Worth a Thank You

My daughter frequently asks to listen to the Moana song, “You’re Welcome” in which the demigod sings a self enthused celebration about how much he’s given to the people of the islands around him. It’s a fun song, as long as you remember that the song is making fun of people who think too highly of themselves. My two year old has learned words and motions for much of the song, and enjoys it when my husband and I sing along.

Doesn’t it feel like there are all too many people telling us we should be grateful for things that we didn’t need in the first place? Or perhaps I simply feel that there are people who expect thanks for things I didn’t want to have happen. I am reticent to acknowledge folks who require thanks for what they have done.

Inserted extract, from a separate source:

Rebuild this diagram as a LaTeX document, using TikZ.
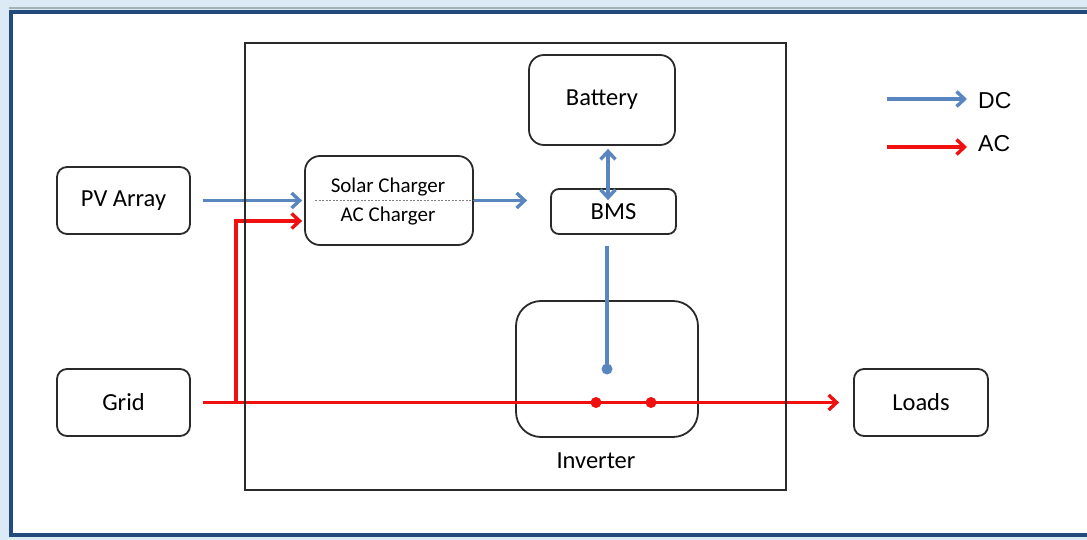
\documentclass[tikz,border=0pt]{standalone}
\usepackage{fontspec}
\setmainfont{Carlito}
\newfontfamily\legendfont{Liberation Sans}
\usetikzlibrary{arrows.meta}
\definecolor{dcblue}{HTML}{5A86BF}
\definecolor{acred}{HTML}{F01010}
\definecolor{navy}{HTML}{234A7C}
\definecolor{paleblue}{HTML}{DCEAF5}
\definecolor{boxline}{HTML}{2A2A2A}
\definecolor{edgegray}{HTML}{A3B3B3}
\begin{document}
\begin{tikzpicture}[x=1pt,y=-1pt,
  blk/.style={draw=boxline, line width=1.8pt, fill=white, rounded corners=#1, inner sep=0pt,
    font=\fontsize{24.5}{28}\selectfont},
  blk/.default=10pt,
  tip/.style={-{Straight Barb[length=8pt,width=15pt]}},
  dcline/.style={draw=dcblue, line width=3.4pt},
  acline/.style={draw=acred, line width=3.4pt},
  lbl/.style={inner sep=0pt, font=\fontsize{24.5}{28}\selectfont},
  smalllbl/.style={inner sep=0pt, font=\fontsize{21}{24}\selectfont},
  legendtext/.style={inner sep=0pt, anchor=west, font=\legendfont\fontsize{23}{26}\selectfont},
  dot/.style={circle, inner sep=0pt, minimum size=11pt}
]
\useasboundingbox (0,0) rectangle (1087,540);
\fill[paleblue] (0,0) rectangle (1087,540);
\draw[edgegray, line width=2pt] (9,8.5) -- (1087,8.5);
\draw[navy, line width=4.5pt, fill=white] (11,12) rectangle (1089,535);

% blocks
\node[blk=10pt, minimum width=133pt, minimum height=67pt] (pv) at (123.5,200.5) {PV Array};
\node[blk=10pt, minimum width=133pt, minimum height=67pt] (grid) at (123.5,402.5) {Grid};
\node[blk=10pt, minimum width=134pt, minimum height=67pt] (loads) at (921,402.5) {Loads};
\node[blk=15pt, minimum width=146pt, minimum height=90pt] (battery) at (602,100) {Battery};
\node[blk=8pt, minimum width=125pt, minimum height=45pt] (bms) at (613.5,211.5) {BMS};
\node[blk=15pt, minimum width=168pt, minimum height=89pt] (charger) at (389,200.5) {};
\node[smalllbl] (solar) at (388,187) {Solar Charger};
\node[smalllbl] (accharger) at (388,216) {AC Charger};
\node[blk=25pt, minimum width=182pt, minimum height=136pt] (inv) at (607,369) {};
\node[lbl] (invlabel) at (596,461) {Inverter};

% coordinates
\coordinate (tee) at ([xshift=45pt]grid.east);
\coordinate (bmsin) at ([xshift=-23pt]bms.west);
\coordinate (battip) at ([xshift=6pt,yshift=-3pt]battery.south);
\coordinate (bmstip) at ([xshift=-5.5pt,yshift=-12pt]bms.north);
\coordinate (bmsout) at ([xshift=-6.5pt,yshift=-11pt]bms.south);

% dashed divider in charger
\draw[gray, line width=1.2pt, dash pattern=on 2pt off 1.5pt] ([xshift=11pt]charger.west) -- (charger.east);

% DC connections
\draw[dcline, tip] ([xshift=12pt]pv.east) -- ([xshift=-2pt]charger.west);
\draw[dcline, tip] (charger.east) -- (bmsin |- charger.east);
\draw[dcline, {Straight Barb[length=8pt,width=15pt]}-{Straight Barb[length=8pt,width=15pt]}] (battip) -- (bmstip);
\draw[dcline] (bmsout) -- (inv.center);
\node[dot, fill=dcblue] (dcdot) at (inv.center) {};

% AC connections
\draw[acline, tip] ([xshift=12pt]grid.east) -- ([xshift=-14pt]loads.west);
\draw[acline, tip] (tee) |- ([xshift=-2pt,yshift=-20.5pt]charger.west);
\node[dot, fill=acred] (acdot1) at ([xshift=-11pt,yshift=-33.5pt]inv.center) {};
\node[dot, fill=acred] (acdot2) at ([xshift=44pt,yshift=-33.5pt]inv.center) {};

% enclosure
\node[draw=boxline, line width=2.5pt, inner sep=0pt, minimum width=541pt, minimum height=447pt] (unit) at (515.5,266.5) {};

% legend
\node[legendtext] (dc) at (978,101) {DC};
\node[legendtext] (ac) at (978,144) {AC};
\draw[dcline, tip] ([xshift=-91pt,yshift=2pt]dc.west) -- ([xshift=-11pt,yshift=2pt]dc.west);
\draw[acline, tip] ([xshift=-91pt,yshift=-3pt]ac.west) -- ([xshift=-11pt,yshift=-3pt]ac.west);
\end{tikzpicture}
\end{document}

A thank you is far more genuine when it is unexpected; I want to thank someone when they’ve done something surprising or sacrificial, when I’ve not expected to find or receive the gift that is presented.

It’s funny, we were traveling in DC this past weekend on the metro and I think I was given a seat to sit in far more regularly than when I was further along with my previous pregnancy during our trip in NYC. Not that this is a comment on the metro riders of either city: it was still chilly in NYC when we were there while it was hot the whole time we were in DC, and the clothes I wear when I am pregnant can sometimes greatly reveal my changing shape and sometimes deeply conceal how I am bearing another human being. Also, traveling with a toddler might have affected the responses of strangers.

I most want to thank people who did something outside themselves. The act can be as simple as giving up a seat on a metro train, or as involved as preparing a meal for me while the other was fasting. Or it can be something that the person may not have realized was a huge thing to me, like my friend who consistently makes sure that when we come over to her house for dinner, she prepares food that makes us feel good and fits inside our dietary restrictions, and is something that is delicious.

I cannot always thank people for what they have done, but knowing how I feel about people who act outside themselves makes me want to act outside myself more often. Each time I see an example, I want to follow and live that way, too. I want to live outside myself, give of myself, offer what I have and what I can do and who I can be for others to have a life that is more full. It is my way of saying thank you.